Not everyone at work - me included - is so happy about it. I rarely feel very seasonal until the week of Christmas itself, so this feels far too early. Our company christmas party is next weekend, and even that feels too early for me. The Mother - who has just bought an enormous plush red "MERRY CHRISTMAS!" sign to put up in the hallway - says I'm being a Scrooge. At work, though, I'm certainly not alone. Last week, the office air was full of arguments between staff and the management:
"But we don't want Christmas decorations! It's not Christmas yet"
"I'm your boss: put that tinsel on your desk or else."

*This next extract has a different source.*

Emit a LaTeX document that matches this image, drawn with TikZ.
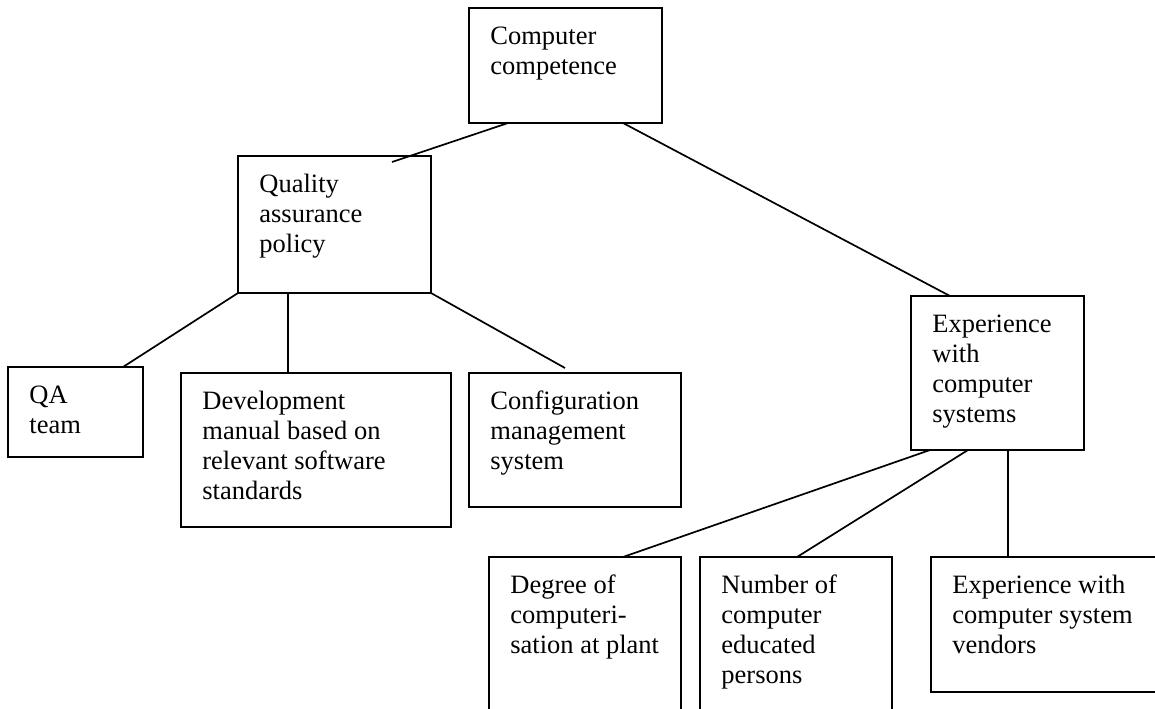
\documentclass[tikz,border=0pt]{standalone}
\usepackage{fontspec}
\setmainfont{Liberation Serif}
\usetikzlibrary{calc}

\tikzset{
  boxshape/.style={draw, line width=1pt, rectangle, inner sep=0pt, outer sep=0pt, anchor=north west},
  boxtext/.style={anchor=north west, inner sep=0pt, align=left, font=\fontsize{13.25}{15}\selectfont},
  link/.style={line width=0.85pt},
}

% a framed box (name, left, top, width, height, text) with its text set at the top left
\newcommand\mkbox[6]{%
  \node[boxshape, minimum width=#4*0.5pt, minimum height=#5*0.5pt] (#1) at (#2,#3) {};
  \node[boxtext] (#1-label) at ($(#1.north west)+(21,12)$) {\rule{0pt}{12pt}#6};
}

\begin{document}
\begin{tikzpicture}[x=0.5pt, y=-0.5pt]
\useasboundingbox (0,0) rectangle (1155,708);
\clip (0,0) rectangle (1155,708);
\fill[white] (0,0) rectangle (1155,708);

\mkbox{top}{469}{8}{193}{115}{Computer\\competence}
\mkbox{qap}{238}{156}{193}{137}{Quality\\assurance\\policy}
\mkbox{qa}{8}{367}{135}{90}{QA\\team}
\mkbox{dev}{181}{373}{270}{154}{Development\\manual based on\\relevant software\\standards}
\mkbox{cfg}{469}{373}{212}{134}{Configuration\\management\\system}
\mkbox{exp}{911}{296}{173}{154}{Experience\\with\\computer\\systems}
\mkbox{deg}{489}{557}{192}{200}{Degree of\\computeri-\\sation at plant}
\mkbox{num}{700}{557}{192}{200}{Number of\\computer\\educated\\persons}
\mkbox{ven}{931}{557}{260}{135}{Experience with\\computer system\\vendors}

% connectors
\draw[link] ($(top.south west)+(39,0)$) -- ($(qap.north west)+(154,6)$);
\draw[link] ($(top.south west)+(154,0)$) -- ($(exp.north west)+(39,0)$);
\draw[link] (qap.south west) -- ($(qa.north west)+(115,0)$);
\draw[link] ($(qap.south west)+(50,0)$) -- ($(dev.north west)+(107,0)$);
\coordinate (cfgend) at ($(cfg.north west)+(96,-5)$);
\draw[link] (qap.south east) -- (cfgend);
\draw[link] ($(exp.south west)+(19,0)$) -- ($(deg.north west)+(134,0)$);
\draw[link] ($(exp.south west)+(57,0)$) -- ($(num.north west)+(97,0)$);
\draw[link] ($(exp.south west)+(97,0)$) -- ($(ven.north west)+(77,0)$);
\end{tikzpicture}
\end{document}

Fortunately, I can't imagine my own manager forcing Christmas decorations on anybody, so my own office is entirely tinsel-free and will stay that way for a couple of weeks yet. Mince pies, though, are always welcome. Equally fortunately, we haven't gone to the same extremes as one of our suppliers, where it's rumoured that the management have to dress up as Father Christmas once a week, sit high-achieving staff on their knees, and give them presents. I haven't yet seen any photos to confirm this, and frankly, I'm glad.
Although my own office is (as always) entirely cheer-free, the outer office is at the opposite extreme. Tinsel on every desk and around every monitor;* a tree in the corner; lights around the doorway and christmas stockings pinned to the wall. There's even the Worst Christmas Toy Ever: a singing dog, with a tinny digital rendition of Merry Xmas Everybody:
So here it is, Merry Christmas
Everybody's having fun
Look to the future now
It's only just begu-uuu-un!
By the third repeat, everybody within earshot was heartily sick of it. "If that dog doesn't shut up," someone said, "it's going to be slayed."
* I'm worried that, any day now, someone is going to send in a printer for repair because they've managed to get tinsel jammed in the paper feed.